We head back in mid-afternoon, the Brick driving our new truck and me following in the Outback.
|Yep, that's him.|
The roads are clear, but freezing rain is threatening. Not good.
After hours of driving, we're both down to half a tank of gas...and in the middle of some seriously beautiful landscape. Deserted, hilly...not even the occasional farm. A few homestead buildings here and there, and some disinterested cattle. No matter -- Charley the dog finds them fascinating.
The miles spool by. Wind's picked up...but you can handle it when you're expecting it. The rain is holding off, sort of...as long as we keep going.

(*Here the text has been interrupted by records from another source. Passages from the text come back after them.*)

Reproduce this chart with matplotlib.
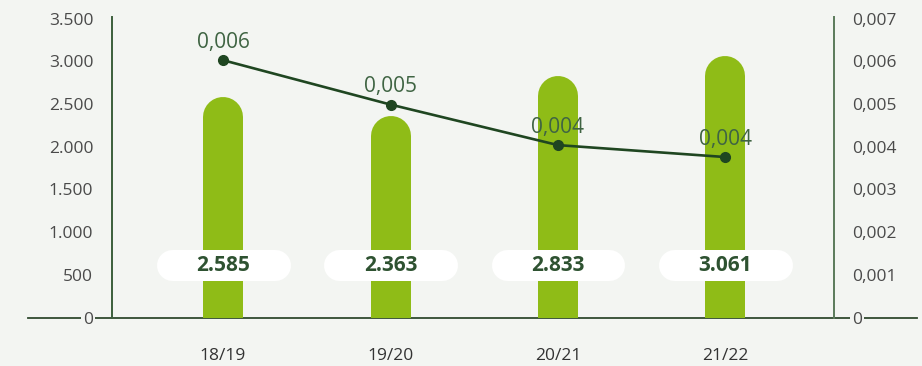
import numpy as np
import matplotlib.pyplot as plt

# data
seasons = ["18/19", "19/20", "20/21", "21/22"]
totals = [2585, 2363, 2833, 3061]
ratio = [0.00603, 0.00499, 0.00404, 0.00376]
ratio_labels = ["0,006", "0,005", "0,004", "0,004"]
left_ticks = [0, 500, 1000, 1500, 2000, 2500, 3000, 3500]
left_labels = ["0", "500", "1.000", "1.500", "2.000", "2.500", "3.000", "3.500"]
right_ticks = [0, 0.001, 0.002, 0.003, 0.004, 0.005, 0.006, 0.007]
right_labels = ["0", "0,001", "0,002", "0,003", "0,004", "0,005", "0,006", "0,007"]

bg = "#f3f5f2"
bar_green = "#8fbc17"
dark_green = "#1f4621"
axis_green = "#3c5e3c"
plt.rcParams["font.family"] = ["Open Sans", "DejaVu Sans"]

W, H = 922, 366
fig = plt.figure(figsize=(W / 100, H / 100), dpi=100, facecolor=bg)
ax = fig.add_axes([112 / W, 48.5 / H, 722 / W, 298.7 / H])
ax.set_facecolor(bg)
ax.set_ylim(0, 3500)
ax.set_xlim(-0.663, 3.648)
x = np.arange(len(seasons))

# unit conversions so the rounded caps stay circular
px_per_y = 298.7 / 3500
px_per_x = 167.5
bar_w_px = 40
cap_r = (bar_w_px / 2) / px_per_y

for xi, v in zip(x, totals):
    ax.plot([xi, xi], [-500, v - cap_r], color=bar_green, lw=bar_w_px * 0.72,
            solid_capstyle="round", zorder=2)

# white pill labels
box_y = 610
box_half = (134 / 2 - 15.5) / px_per_x
for xi, v in zip(x, totals):
    ax.plot([xi - box_half, xi + box_half], [box_y, box_y], color="white",
            lw=31 * 0.72, solid_capstyle="round", zorder=3)
    ax.text(xi, box_y, f"{v:,}".replace(",", "."), ha="center", va="center",
            fontsize=15, fontweight="bold", color="#2e5231", zorder=4)

# baseline running past both axes
ax.axhline(0, xmin=(28 - 112) / 722, xmax=(917 - 112) / 722, color="#2f4a2f",
           lw=1.3, clip_on=False, zorder=1)

for s in ["top", "right", "bottom"]:
    ax.spines[s].set_visible(False)
ax.spines["left"].set_color(axis_green)
ax.spines["left"].set_linewidth(1.4)
ax.spines["left"].set_bounds(0, 3520)

ax.set_yticks(left_ticks)
ax.set_yticklabels(left_labels)
ax.tick_params(axis="y", length=0, pad=13.5, labelsize=12.5, labelcolor="#4a4a4a")
ax.set_xticks(x)
ax.set_xticklabels(seasons)
ax.tick_params(axis="x", length=0, pad=22, labelsize=12.5, labelcolor="#333333")
ax.get_yticklabels()[0].set_bbox(dict(facecolor=bg, edgecolor="none", pad=1.5))

# ratio line on the right axis
ax2 = ax.twinx()
ax2.set_ylim(0, 0.007)
ax2.plot(x, ratio, color=dark_green, lw=1.9, marker="o", markersize=7, zorder=5)
for xi, v, lab in zip(x, ratio, ratio_labels):
    ax2.annotate(lab, (xi, v), xytext=(0, 9), textcoords="offset points",
                 ha="center", va="baseline", fontsize=15, color="#3f6443", zorder=6)

for s in ["top", "left", "bottom"]:
    ax2.spines[s].set_visible(False)
ax2.spines["right"].set_color("#5a7a5a")
ax2.spines["right"].set_linewidth(1.4)
ax2.spines["right"].set_bounds(0, 0.00704)
ax2.set_yticks(right_ticks)
ax2.set_yticklabels(right_labels)
ax2.tick_params(axis="y", length=0, pad=13, labelsize=12.5, labelcolor="#4a4a4a")
ax2.get_yticklabels()[0].set_bbox(dict(facecolor=bg, edgecolor="none", pad=1.5))

fig.savefig("out.png", dpi=100, facecolor=bg)
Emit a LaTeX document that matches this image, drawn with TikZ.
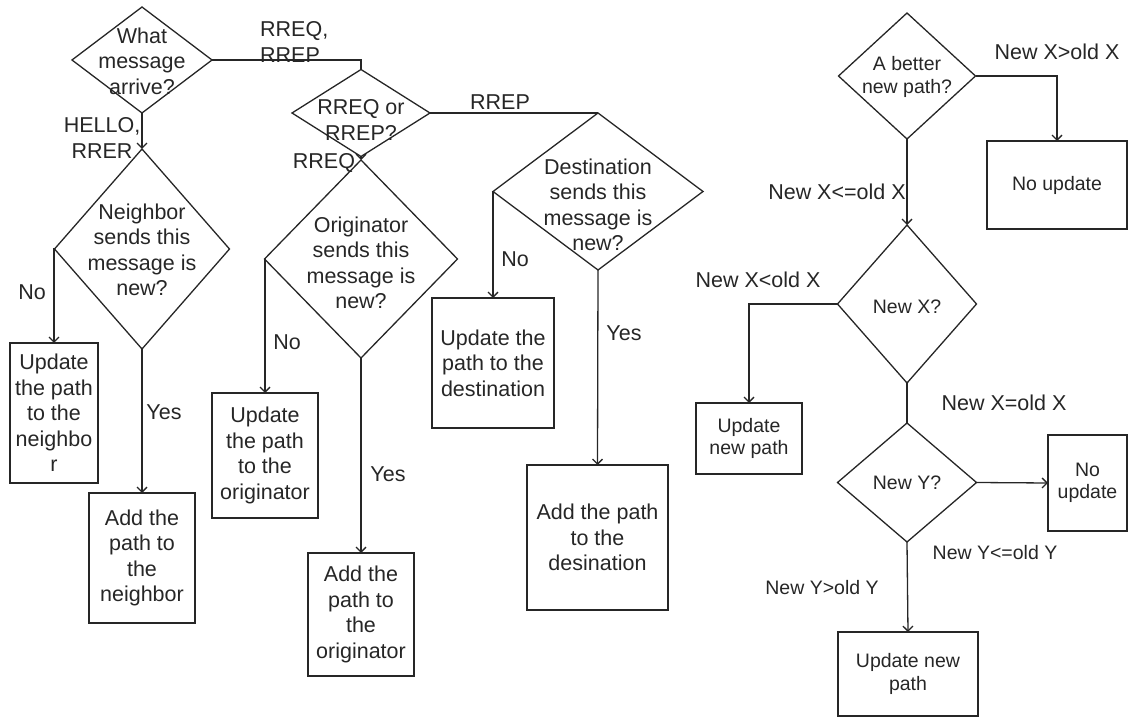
\documentclass[tikz,border=0pt]{standalone}
\usepackage{fontspec}
\setmainfont{Liberation Sans}
\usetikzlibrary{shapes.geometric,arrows.meta}
\newcommand{\lfont}{\fontsize{21.5}{25.5}\selectfont}
\newcommand{\rfont}{\fontsize{19.5}{22.5}\selectfont}
\begin{document}
\begin{tikzpicture}[x=1pt,y=-1pt,
  ln/.style={line width=1.3pt, draw=black!85},
  dec/.style 2 args={diamond, ln, minimum width=#1, minimum height=#2, inner sep=0, outer sep=0},
  box/.style 2 args={rectangle, ln, minimum width=#1, minimum height=#2, inner sep=0, outer sep=0, align=center, text=black!85},
  txt/.style={inner sep=0, align=center, text=black!85},
  arr/.style={ln, -{Straight Barb[length=5pt,width=10pt]}},
  lft/.style={font=\lfont},
  rgt/.style={font=\rfont}]
\useasboundingbox (0,0) rectangle (1128,719);

% ---------- left flowchart ----------
\node[dec={140pt}{106pt}] (d1) at (142,60) {};
\node[txt,lft] (d1t) at (142,61) {What\\message\\arrive?};
\node[dec={138pt}{87pt}] (d2) at (361,113) {};
\node[txt,lft] (d2t) at (361,120) {RREQ or\\RREP?};
\node[dec={175pt}{200pt}] (dN) at (142,249) {};
\node[txt,lft] (dNt) at (142,250) {Neighbor\\sends this\\message is\\new?};
\node[dec={193pt}{198pt}] (dO) at (361,259) {};
\node[txt,lft] (dOt) at (361,263) {Originator\\sends this\\message is\\new?};
\node[dec={210pt}{157pt}] (dD) at (598,191.5) {};
\node[txt,lft] (dDt) at (598,205) {Destination\\sends this\\message is\\new?};

\node[box={88pt}{140pt},lft] (bN1) at (54,413) {Update\\the path\\to the\\neighbo\\r};
\node[box={106pt}{130pt},lft] (bN2) at (142,558) {Add the\\path to\\the\\neighbor};
\node[box={106pt}{125pt},lft] (bO1) at (265,455.5) {Update\\the path\\to the\\originator};
\node[box={106pt}{123pt},lft] (bO2) at (361,614.5) {Add the\\path to\\the\\originator};
\node[box={122pt}{130pt},lft] (bD1) at (493,363) {Update the\\path to the\\destination};
\node[box={141pt}{145pt},lft] (bD2) at (597.5,537.5) {Add the path\\to the\\desination};

\draw[ln] (d1.east) -| (d2.north);
\draw[arr] (d1.south) -- (dN.north);
\draw[arr] (dN.west) -| (bN1.north);
\draw[arr] (dN.south) -- (bN2.north);
\draw[arr] (d2.south) -- (dO.north);
\draw[ln] (d2.east) -- (dD.north);
\draw[arr] (dO.west) -| (bO1.north);
\draw[arr] (dO.south) -- (bO2.north);
\draw[arr] (dD.west) -| (bD1.north);
\draw[arr] (dD.south) -- (bD2.north);

\node[txt,lft,align=left,anchor=west] (lRR) at (260,42) {RREQ,\\RREP};
\node[txt,lft] (lHE) at (102,138) {HELLO,\\RRER};
\node[txt,lft] (lRQ) at (324,163) {RREQ};
\node[txt,lft] (lRP) at (500,102) {RREP};
\node[txt,lft] (lNo1) at (32,292) {No};
\node[txt,lft] (lYe1) at (164,412) {Yes};
\node[txt,lft] (lNo2) at (287,342) {No};
\node[txt,lft] (lYe2) at (388,474) {Yes};
\node[txt,lft] (lNo3) at (515,259) {No};
\node[txt,lft] (lYe3) at (624,333) {Yes};

% ---------- right flowchart ----------
\node[dec={137pt}{126pt}] (dA) at (907,76) {};
\node[txt,rgt] (dAt) at (907,77) {A better\\new path?};
\node[dec={139pt}{158pt}] (dX) at (907,304) {};
\node[txt,rgt] (dXt) at (907,307) {New X?};
\node[dec={139pt}{119pt}] (dY) at (907,482.5) {};
\node[txt,rgt] (dYt) at (907,483) {New Y?};

\node[box={140pt}{88pt},rgt] (bA) at (1057,185) {No update};
\node[box={106pt}{71pt},rgt] (bX) at (749,438.5) {Update\\new path};
\node[box={79pt}{96pt},rgt] (bY1) at (1087.5,483) {No\\update};
\node[box={140pt}{84pt},rgt] (bY2) at (908,674) {Update new\\path};

\draw[arr] (dA.east) -| (bA.north);
\draw[arr] (dA.south) -- (dX.north);
\draw[arr] (dX.west) -| (bX.north);
\draw[ln] (dX.south) -- (dY.north);
\draw[arr] (dY.east) -- (bY1.west);
\draw[arr] (dY.south) -- (bY2.north);

\node[txt,lft] (lX1) at (1057,52) {New X>old X};
\node[txt,lft] (lX2) at (837,192) {New X<=old X};
\node[txt,lft] (lX3) at (758,280) {New X<old X};
\node[txt,lft] (lX4) at (1004,403) {New X=old X};
\node[txt,rgt] (lY1) at (995,553) {New Y<=old Y};
\node[txt,rgt] (lY2) at (822,588) {New Y>old Y};
\end{tikzpicture}
\end{document}
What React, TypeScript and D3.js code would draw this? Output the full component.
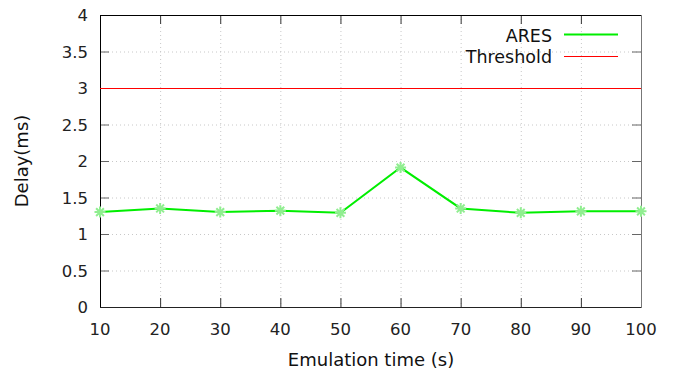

We're out of North Dakota now, into South Dakota, my dad's birth state. Down to an eighth-tank. Still nothing, but a sign promises 'next services: 33 miles.' Should be just in time.
More lovely, wide-reaching landscape. Once you live out here in the West for a while, you appreciate the chance to look 10, 20 or 30 miles in every direction. I get a little claustrophobic now when trees hug the road on both sides. (Makes me feel squashed.)
We drive by a clump of trees, augmented with ranch buildings. A little sign on the road flashes by -- I catch the words 'Hoover fuel and groceries.' Where? I didn't see any kind of store.
More miles gone. My gauge is solidly on EMPTY now. The Brick says he has about 1/8 tank. I am desperately trying not to worry.
I mention the sign. (He saw it briefly, too.) Every few miles brings us to the top of a new set of hills. No lights, no one else is out there...but us.
Finally, we turn back. Off the road:
And on the edge of the trees:
I wouldn't have known, except for the name and the lit beer sign in the window.
Woodsmoke is in the air -- so are frozen bits of sleet. We're surrounded by a yapping pack of dogs, which immediately catches Charles and Abby's attention. There are two rusty gas pumps to the side: one for diesel (which the truck needs), one for unleaded (for the Outback). Thank you, God.
The Brick, shivering, gets to work.
Those icicles aren't for decoration, folks.
I notice this across the gravelly area:
|Must be where they live, right? I forgot to ask.|
The bossy head dog, eyes milky with age, allows me to step past and open the tinkling front door.
|Leader of the pack -- and guardian of the store|
Full tanks of gas -- WHEW. I realized I had probably been holding my breath at times.
The inside of the building actually looks like a store: shelves with canned goods, a cooler on the other side with beer, a bowl of grapes and some fresh edibles. A scrubbed round wooden table in the center of the room is covered with paperwork. (Working on taxes?) An equally scrubbed counter, holding the cash register... and a near-empty bowl of potato chip crumbs. Free bar snacks with the beer, maybe.
Leona, an older lady in her late 70s, bustles out to look at the gas pumps, so she can (hand)write the totals. She doesn't take credit cards. (Thankfully, I've remembered to bring along the checkbook.)
I could swear that somehow we've traveled back in time...maybe to 1976 or so, when Leona said they'd bought the ranch.
We thaw out by the woodstove, have a friendly conversation about where we came from, and how long she's been there. Her daughter's family runs the farm now -- but Leona kept the store "and 50 acres." Their area has a Castle Rock too, she said...with another store near it, tucked among the farm buildings. "But now it's closed, and the lady just lives there."
The ice is still threatening -- we have to go. The guard dog allows us out the door, after grateful thanks and a presented check. Then, Doritos in hand, we're on the road. Fifty-five miles later, a small town, Belle Fourche, appears...with food and gas stations.
While topping up, I said to the Brick, "Did we dream that?" He said, "I'm not quite sure."
Without Leona and her Hoover store, we would have been walking.
If she and the store were real, that is. I guess they are.